Once this step has been carried out, Valora’s future operating-profit results will relate exclusively to its Retail and Ditsch/Brezelkönig core businesses.
2014 operating profit in line with expectations
The Group’s continuing transformation process will affect its 2014 results. Net revenues are expected to be around CHF 1,900 million following the reclassification of some CHF 600 million of such revenues at Valora Trade. Despite one-off impairment charges at Retail Germany, the Group’s preliminary 2014 operating profit from continuing operations will exceed CHF 30 million, in line with previous expectations. Valora will also expect to close 2014 with a positive net-profit result.
Outlook for 2015 and 2016
Valora is maintaining its previous projections for Retail Switzerland and Ditsch/Brezelkönig.
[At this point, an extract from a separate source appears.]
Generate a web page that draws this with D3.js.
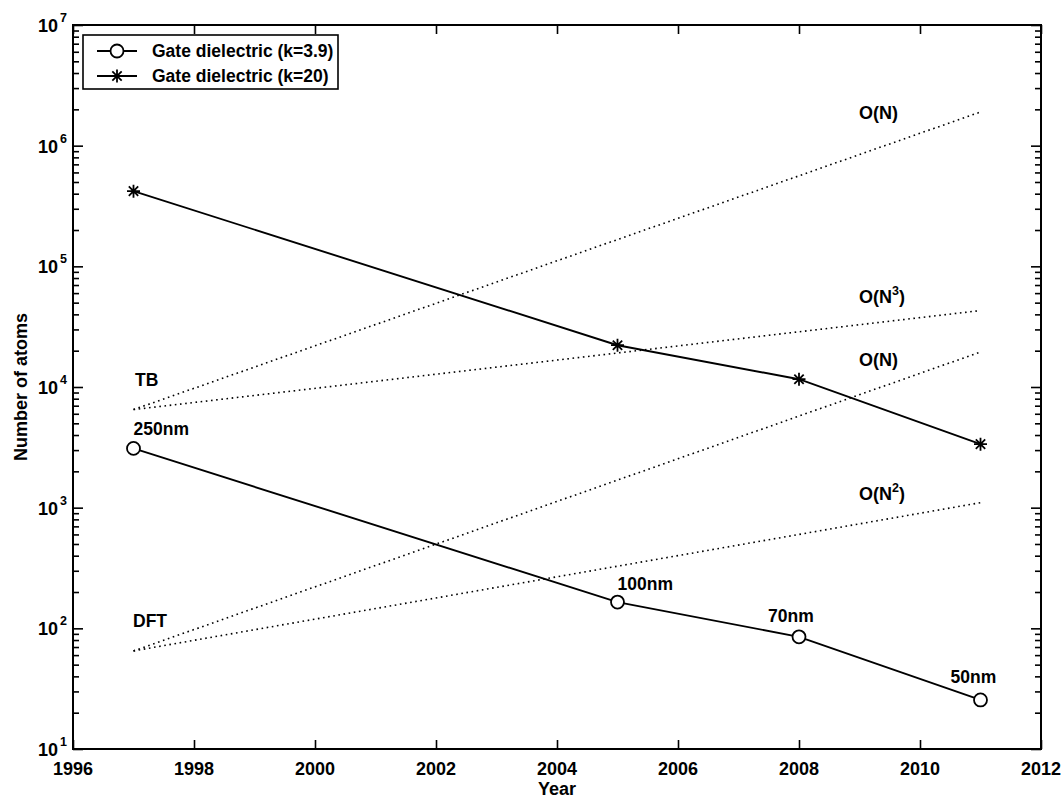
<!DOCTYPE html>
<html><head><meta charset="utf-8">
<script src="https://cdn.jsdelivr.net/npm/d3@7"></script>
<style>
body{margin:0;background:#fff}
text{font-family:"Liberation Sans",Arial,Helvetica,sans-serif;font-weight:bold;fill:#000}
</style>
</head><body><svg id="c" width="1063" height="799"></svg>
<script>
// ---- data ----
const years = [1997, 2005, 2008, 2011];
const atomsK39 = [3100, 165, 85, 25.5];
const atomsK20 = [420000, 22200, 11600, 3360];
const nodeLabels = ["250nm", "100nm", "70nm", "50nm"];
const scalingYears = [1997, 2011];
const tbON = [6500, 1.9e6];
const tbON3 = [6500, 43000];
const dftON = [65, 19500];
const dftON2 = [65, 1100];
const xTickValues = [1996, 1998, 2000, 2002, 2004, 2006, 2008, 2010, 2012];
const yTickExps = [1, 2, 3, 4, 5, 6, 7];
const seriesNames = ["Gate dielectric (k=3.9)", "Gate dielectric (k=20)"];

// ---- layout ----
const L = 73, R = 1041, T = 25, B = 749;
const svg = d3.select("#c");
const x = d3.scaleLinear().domain([1996, 2012]).range([L, R]);
const y = d3.scaleLog().domain([10, 1e7]).range([B, T]);

// minor log ticks
const minor = [];
for (let e = 1; e < 7; e++) for (let m = 2; m <= 9; m++) minor.push(m * Math.pow(10, e));
const major = yTickExps.map(e => Math.pow(10, e));

const g = svg.append("g");
// frame
g.append("rect").attr("x", L).attr("y", T).attr("width", R - L).attr("height", B - T)
  .attr("fill", "none").attr("stroke", "#000").attr("stroke-width", 2);

// axes via d3 axis with inward ticks
const axB = d3.axisBottom(x).tickValues(xTickValues).tickSize(-9).tickFormat("");
const axT = d3.axisTop(x).tickValues(xTickValues).tickSize(-9).tickFormat("");
const axLmaj = d3.axisLeft(y).tickValues(major).tickSize(-10).tickFormat("");
const axLmin = d3.axisLeft(y).tickValues(minor).tickSize(-6).tickFormat("");
const axRmaj = d3.axisRight(y).tickValues(major).tickSize(-10).tickFormat("");
const axRmin = d3.axisRight(y).tickValues(minor).tickSize(-6).tickFormat("");
function styleAx(sel) { sel.select(".domain").remove(); sel.selectAll("line").attr("stroke", "#000").attr("stroke-width", 1.6); }
g.append("g").attr("transform", `translate(0,${B})`).call(axB).call(styleAx);
g.append("g").attr("transform", `translate(0,${T})`).call(axT).call(styleAx);
g.append("g").attr("transform", `translate(${L},0)`).call(axLmaj).call(styleAx);
g.append("g").attr("transform", `translate(${L},0)`).call(axLmin).call(styleAx);
g.append("g").attr("transform", `translate(${R},0)`).call(axRmaj).call(styleAx);
g.append("g").attr("transform", `translate(${R},0)`).call(axRmin).call(styleAx);

// tick labels
g.selectAll(".xl").data(xTickValues).enter().append("text")
  .attr("x", d => x(d)).attr("y", B + 26).attr("text-anchor", "middle")
  .attr("font-size", 18).text(d => d);
yTickExps.forEach(e => {
  const t = g.append("text").attr("x", 58).attr("y", y(Math.pow(10, e)) + 7)
    .attr("text-anchor", "end").attr("font-size", 18).text("10");
  g.append("text").attr("x", 60).attr("y", y(Math.pow(10, e)) - 3)
    .attr("font-size", 12.5).text(e);
});

// axis titles
g.append("text").attr("x", (L + R) / 2).attr("y", 795).attr("text-anchor", "middle")
  .attr("font-size", 18).text("Year");
g.append("text").attr("transform", `translate(27,${(T + B) / 2}) rotate(-90)`)
  .attr("text-anchor", "middle").attr("font-size", 18).text("Number of atoms");

// dotted scaling lines
const line = d3.line().x(d => x(d[0])).y(d => y(d[1]));
[tbON, tbON3, dftON, dftON2].forEach(vals => {
  g.append("path").datum(scalingYears.map((yr, i) => [yr, vals[i]]))
    .attr("d", line).attr("fill", "none").attr("stroke", "#000")
    .attr("stroke-width", 1.6).attr("stroke-dasharray", "1.6,3.6");
});

// solid series
const s39 = years.map((yr, i) => [yr, atomsK39[i]]);
const s20 = years.map((yr, i) => [yr, atomsK20[i]]);
[s39, s20].forEach(s => {
  g.append("path").datum(s).attr("d", line).attr("fill", "none")
    .attr("stroke", "#000").attr("stroke-width", 1.9);
});

function circleMarker(sel, cx, cy) {
  sel.append("circle").attr("cx", cx).attr("cy", cy).attr("r", 6.5)
    .attr("fill", "#fff").attr("stroke", "#000").attr("stroke-width", 1.8);
}
function starMarker(sel, cx, cy) {
  const r = 6.5, d = r * 0.72;
  const p = `M${cx - r},${cy}H${cx + r}M${cx},${cy - r}V${cy + r}M${cx - d},${cy - d}L${cx + d},${cy + d}M${cx - d},${cy + d}L${cx + d},${cy - d}`;
  sel.append("path").attr("d", p).attr("stroke", "#000").attr("stroke-width", 1.8).attr("fill", "none");
}
s39.forEach(d => circleMarker(g, x(d[0]), y(d[1])));
s20.forEach(d => starMarker(g, x(d[0]), y(d[1])));

// node labels
const ndx = [0, 0, -31, -30], ndy = [-13, -12, -15, -17];
s39.forEach((d, i) => {
  g.append("text").attr("x", x(d[0]) + ndx[i]).attr("y", y(d[1]) + ndy[i])
    .attr("font-size", 17.5).text(nodeLabels[i]);
});

// scaling labels
g.append("text").attr("x", 135).attr("y", 386).attr("font-size", 17.5).text("TB");
g.append("text").attr("x", 133).attr("y", 627).attr("font-size", 17.5).text("DFT");
function oLabel(yy, exp) {
  const t = g.append("text").attr("x", 859).attr("y", yy).attr("font-size", 18);
  t.append("tspan").text("O(N");
  if (exp) {
    t.append("tspan").attr("dy", -8).attr("font-size", 12.5).text(exp);
    t.append("tspan").attr("dy", 8).text(")");
  } else t.append("tspan").text(")");
}
oLabel(119, null);
oLabel(303, "3");
oLabel(366, null);
oLabel(500, "2");

// legend
const lg = g.append("g");
lg.append("rect").attr("x", 83).attr("y", 35).attr("width", 255).attr("height", 54)
  .attr("fill", "#fff").attr("stroke", "#000").attr("stroke-width", 1.6);
[51, 76].forEach((ry, i) => {
  lg.append("line").attr("x1", 97).attr("x2", 137).attr("y1", ry).attr("y2", ry)
    .attr("stroke", "#000").attr("stroke-width", 1.9);
  if (i === 0) circleMarker(lg, 117, ry); else starMarker(lg, 117, ry);
  lg.append("text").attr("x", 152).attr("y", ry + 6).attr("font-size", 17.5).text(seriesNames[i]);
});
</script>
</body></html>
The strategic initiatives to raise profitability and boost growth are advancing according to plan. While its profitability will be lower than previously anticipated, Retail Germany’s contribution to the Group’s 2015 operating profit will be in the two-digit million range. Overall, Valora expects to generate an operating profit from continuing operations of some CHF 45-50 million in 2015, based on €/CHF parity and including projected special expenditure. This projection includes a contribution from Valora’s Naville acquisition, subject to approval from Switzerland’s Competition Commission. The projected special expenditure of some CHF 7 million includes development costs for promising new products and services as well as integration costs. In 2016, Valora expects to generate an operating profit of CHF 65-70 million. This includes a fall in operating profit of some CHF 10 million due to projected €/CHF parity. Additional measures are being taken to best possible offset this exchange-rate effect.
Further details of Valora’s 2014 financial performance will be announced on March 26, 2015 at the annual results conference.